🤖 AI Summary
This work investigates the emergence of unfaithful reasoning in large language models—where generated chains of thought exhibit logical inconsistencies or lack causal grounding in the final answer—by conducting synthetic experiments with small Transformers trained on noisy modular arithmetic tasks. The study systematically analyzes how reasoning fidelity arises during training and identifies a critical noise threshold: below this threshold, models learn concise, step-by-step reasoning that faithfully mirrors the ground-truth solution process; above it, a phase transition occurs, leading models to adopt shortcut reasoning strategies. Notably, during the transitional regime near this threshold, an implicit self-verification mechanism spontaneously emerges within the model’s internal representations. These findings reveal the pivotal role of training data noise in shaping reasoning behavior and highlight the emergent capacity of neural networks to encode uncertainty through internal mechanisms.
📝 Abstract
Chain-of-thought (CoT) reasoning generated by large language models (LLMs) is often unfaithful: intermediate steps can be logically inconsistent or fail to reflect the causal relationship leading to the final answer.

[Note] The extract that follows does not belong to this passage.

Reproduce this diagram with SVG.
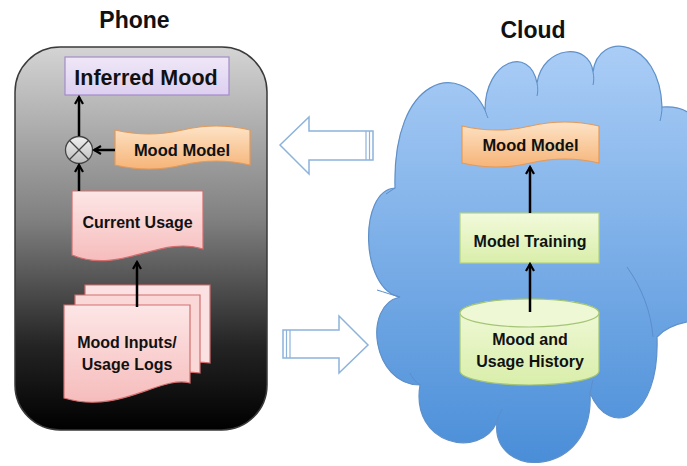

Despite extensive empirical observations, a fundamental understanding of CoT is lacking--what constitutes faithful CoT reasoning, and how unfaithfulness emerges from autoregressive training. We study these questions using well-controlled synthetic experiments, training small transformers on noisy data to solve modular arithmetic expressions step by step, a task we term Arithmetic Expression Reasoning. We find that models can learn faithful reasoning that causally follows the underlying arithmetic rules, but only when the training noise is below a critical threshold, a phenomenon attributable to simplicity bias. At higher noise levels, training dynamics exhibit a transition from faithful stepwise reasoning to unfaithful skip-step reasoning via an intermediate mixed mode characterized by a transient increase in prediction entropy. Mechanistic analysis reveals that models learn to encode internal uncertainty by resolving inconsistent reasoning steps, which suggests the emergence of implicit self-verification from autoregressive training.